Mi sembra chiaro che Levi abbia ben presente chi siano le vittime e i carnefici. E in quelle poche righe definisce il perimetro di quella zona. Basta proseguire il capitolo per capire che lo scrittore torinese parla, specificamente, dei prigionieri che si decisero, o furono costretti nella estrema vita del lager, a collaborare: “Costituivano una fauna pittoresca: scopini, lava-marmitte, guardie notturne, stiratori di letti, controllori di pidocchi e di scabbia, portaordini, interpreti, aiutanti degli aiutanti. (…). Il giudizio si fa più delicato e più vario per coloro che occupavano posizioni di comando: i capi delle squadre di lavoro, i capibaracca, gli scritturali, fino al mondo (a quel tempo da me neppure sospettato) dei prigionieri che svolgevano attività diverse, talvolta delicatissime, presso gli uffici amministrativi del Campo (…).”. Come sempre ne I sommersi e i salvati ,dal generale si passa allo specifico di alcune storie – ecco il “caso limite di collaborazione” rappresentato dai Sonderkommando di Auschwitz, “un gruppo di prigionieri a cui era affidata la gestione dei crematori”; oppure il caso Rumkowski, il re dei giudei, la cui storia, una variante della Zona Grigia, non inizia nel lager, ma lì si conclude e parla di questo ebreo che fu una marionetta nelle mani dei nazisti.
E’ da sottolineare che questo tema dei prigionieri dei lager, che collaborarono, è ancora poco studiato e mi pare interessante citare, anche se l’approccio è più sociologico che letterario, il saggio di Andreas Baumgartner, sociologo viennese, dal titolo Collaborazionismo o costrizione?
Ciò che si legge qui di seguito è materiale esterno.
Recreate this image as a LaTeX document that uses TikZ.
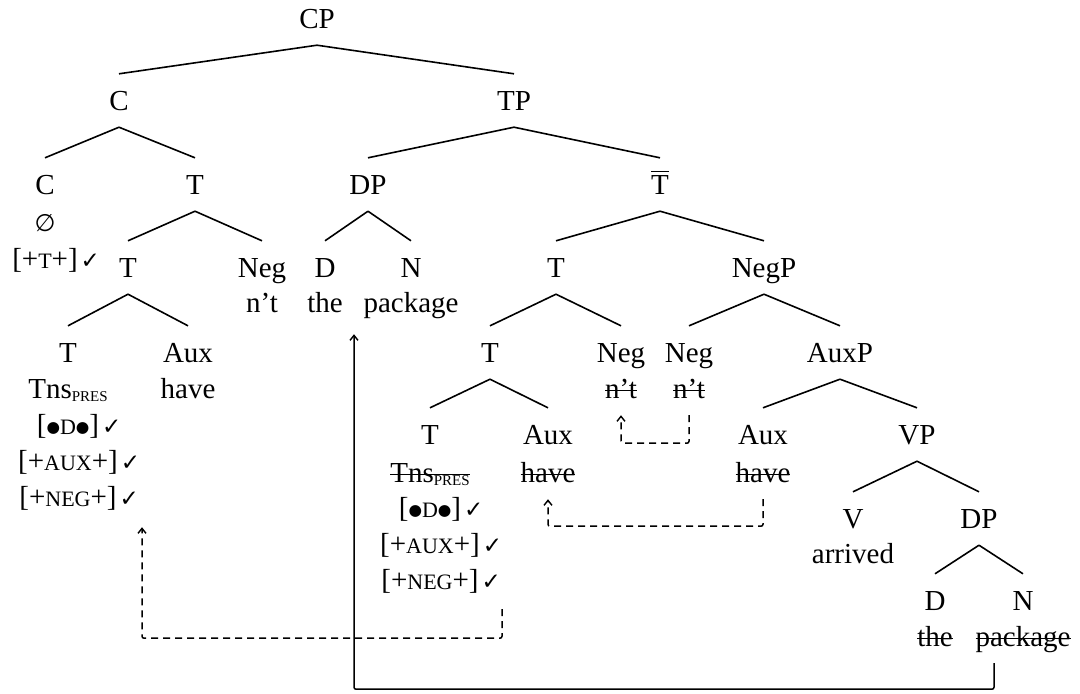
\documentclass[tikz,border=0pt]{standalone}
\usepackage{fontspec}
\setmainfont{Liberation Serif}
\newfontfamily\symfont{DejaVu Sans}
\usetikzlibrary{arrows.meta,calc}

% small capitals, faked with reduced upper case
\newcommand\fsc[1]{{\fontsize{22}{22}\selectfont #1}}
% checked feature: the tick hangs to the right of the centred bracket
\newcommand\chk{\rlap{\hspace{3pt}{\symfont\fontsize{23}{23}\selectfont ✓}}}
\newcommand\feat[1]{[#1]\chk}
\newcommand\bul{\raisebox{1.5pt}{\symfont\fontsize{15.5}{15.5}\selectfont ●}}
\newcommand\pres{\raisebox{-3.5pt}{\fontsize{15}{15}\selectfont PRES}}
\newcommand\nullhd{{\symfont\fontsize{24}{24}\selectfont ∅}}
% struck-out (deleted) copies
\newsavebox\strkbox
\newcommand\strk[1]{\sbox\strkbox{#1}\rlap{\rule[7pt]{\wd\strkbox}{1.5pt}}\usebox\strkbox}
% T-bar
\newcommand\tbar{\sbox\strkbox{T}\rlap{\rule[\dimexpr\ht\strkbox+3pt\relax]{\wd\strkbox}{1.5pt}}\usebox\strkbox}

\tikzset{
  lbl/.style={font=\fontsize{29}{34}\selectfont, inner xsep=0pt, inner ysep=13pt,
              text height=23pt, text depth=4pt, anchor=base},
  branch/.style={line width=1.6pt},
  mv/.style={line width=1.5pt, rounded corners=2pt,
             -{Straight Barb[length=5pt,width=8pt,line width=1.4pt]}},
  mvd/.style={mv, dash pattern=on 7pt off 5pt},
}

\begin{document}
\begin{tikzpicture}[x=1pt,y=-1pt]
\useasboundingbox (0,0) rectangle (1080,694);

% ---- labels ----
\node[lbl] (cp)   at (317,28)  {CP};
\node[lbl] (c1)   at (119,110) {C};
\node[lbl] (tp)   at (514,110) {TP};

\node[lbl] (c2)    at (45,194)  {C};
\node[lbl] (cnull) at (45,231)  {\nullhd};
\node[lbl] (cfeat) at (45,268)  {\feat{+\fsc{T}+}};
\node[lbl] (t1)    at (195,194) {T};
\node[lbl] (dp1)   at (368,194) {DP};
\node[lbl] (tb)    at (660,194) {\tbar};

\node[lbl] (t2)    at (128,277) {T};
\node[lbl] (neg1)  at (262,277) {Neg};
\node[lbl] (neg1w) at (262,312) {n’t};
\node[lbl] (d1)    at (325,277) {D};
\node[lbl] (the1)  at (325,312) {the};
\node[lbl] (n1)    at (411,277) {N};
\node[lbl] (pkg1)  at (411,312) {package};
\node[lbl] (t3)    at (556,277) {T};
\node[lbl] (negp)  at (764,277) {NegP};

\node[lbl] (t4)    at (68,362)  {T};
\node[lbl] (tns1)  at (68,398)  {Tns\pres};
\node[lbl] (f1a)   at (68,434)  {\feat{\bul\fsc{D}\bul}};
\node[lbl] (f1b)   at (68,470)  {\feat{+\fsc{AUX}+}};
\node[lbl] (f1c)   at (68,506)  {\feat{+\fsc{NEG}+}};
\node[lbl] (aux1)  at (188,362) {Aux};
\node[lbl] (have1) at (188,398) {have};
\node[lbl] (t5)    at (490,362) {T};
\node[lbl] (neg2)  at (621,362) {Neg};
\node[lbl] (neg2w) at (621,398) {\strk{n’t}};
\node[lbl] (neg3)  at (689,362) {Neg};
\node[lbl] (neg3w) at (689,398) {\strk{n’t}};
\node[lbl] (auxp)  at (840,362) {AuxP};

\node[lbl] (t6)    at (430,444) {T};
\node[lbl] (tns2)  at (430,482) {\strk{Tns\pres}};
\node[lbl] (f2a)   at (430,517) {\feat{\bul\fsc{D}\bul}};
\node[lbl] (f2b)   at (430,553) {\feat{+\fsc{AUX}+}};
\node[lbl] (f2c)   at (430,589) {\feat{+\fsc{NEG}+}};
\node[lbl] (aux2)  at (548,444) {Aux};
\node[lbl] (have2) at (548,482) {\strk{have}};
\node[lbl] (aux3)  at (763,444) {Aux};
\node[lbl] (have3) at (763,482) {\strk{have}};
\node[lbl] (vp)    at (917,444) {VP};

\node[lbl] (v)     at (853,528) {V};
\node[lbl] (arr)   at (853,563) {arrived};
\node[lbl] (dp2)   at (979,528) {DP};

\node[lbl] (d2)    at (935,610) {D};
\node[lbl] (the2)  at (935,646) {\strk{the}};
\node[lbl] (n2)    at (1023,610) {N};
\node[lbl] (pkg2)  at (1023,646) {\strk{package}};

% ---- branches ----
\foreach \p/\c in {cp/c1, cp/tp, c1/c2, c1/t1, tp/dp1, tp/tb, t1/t2, t1/neg1,
                   dp1/d1, dp1/n1, tb/t3, tb/negp, t2/t4, t2/aux1, t3/t5, t3/neg2,
                   negp/neg3, negp/auxp, t5/t6, t5/aux2, auxp/aux3, auxp/vp,
                   vp/v, vp/dp2, dp2/d2, dp2/n2}
  \draw[branch] (\p.south) -- (\c.north);

% ---- movement paths ----
\coordinate (dpsrc) at ($(pkg2.south)+(-29,0)$);
\coordinate (dptgt) at ($(pkg1.south)+(-57,5)$);
\draw[mv] (dpsrc) -- ++(0,26) -| (dptgt);

\coordinate (tsrc) at ($(f2c.south)+(72,3)$);
\coordinate (ttgt) at ($(f1c.south)+(74,4)$);
\draw[mvd] (tsrc) -- ++(0,29) -| (ttgt);

\draw[mvd] (have3.south) -- ++(0,27) -| (have2.south);
\draw[mvd] (neg3w.south) -- ++(0,28) -| (neg2w.south);
\end{tikzpicture}
\end{document}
I detenuti funzionari nei lager nazisti, contenuto nei atti del convegno Raccontare il lager. Deportazione e discorso autobiografico (Ed. Peter Lang).
Alla luce di queste poche chiarificazioni legate al testo di Levi, è chiaro che il protagonista del romanzo di Littell non è una voce della Zona Grigia.
Piperno compie un errore di prospettiva, vuole giustificare una voce, purgandola dagli stereotipi che l’autore de Le Benevole non è riuscito a togliere (a onor del vero non ho ancora finito di leggere l’intero romanzo, quindi questa è una prima impressione), e che lo stesso Piperno individua: “il nazista dandy omosessuale, Hitler che si muove come un rabbino…”.
Giustamente Piperno osserva che “Littell, nell’accingersi a scrivere di questa peculiare tragedia novecentesca, sapeva che non gli era consentito affrontarla né in modo estetizzante (alla Visconti o alla Benigni per intenderci) né in modo ideologico (i nazisti sono grassi rossi e sudati, e gli ebrei magri e con gli occhi dolci di un cagnolino)”, ma poi sbaglia quando conclude: “La sola via concessagli era la Zona Grigia”.
Perché in questo modo confonde, carnefici e vittime, mettendo una SS all’interno di un “luogo” che gli è vietato come Levi lucidamente scrive: “Rimane vero che la maggior parte degli oppressori, durante o (più spesso) dopo le loro azioni, si sono resi conto che quanto facevano o avevano fatto era iniquo, hanno magari provato dubbi o disagio, od anche sono stati puniti; ma queste loro sofferenze non bastano ad arruolarli fra le vittime”.
Si pone comunque il problema di capire da dove provenga la voce di Max, il protagonista, e come dare conto, in una critica seria, di questa provenienza.
Non è un compito facile. Faccio alcune ipotesi, che sono più che altro suggestioni.
Togliendo via l’estetizzazione, l’ideologia e anche la Zona Grigia, quello che rimane è il Male nudo, un soggetto vuoto e in un certo senso, veramente, banale. Cosa si può dire del Male se non che è male, senza aggettivi e senza orpelli, puro e semplice?
Per dire questo soggetto vuoto saltano le categorie solite di romanzo, di critica e di ricerca storia, ma bisogna mettere in campo una scrittura ibrida, che trova ne I sommersi e i salvati la vera cifra di paragone. Un libro con il quale tutti coloro che parlano di nazismo e lager devono e dovranno fare i conti.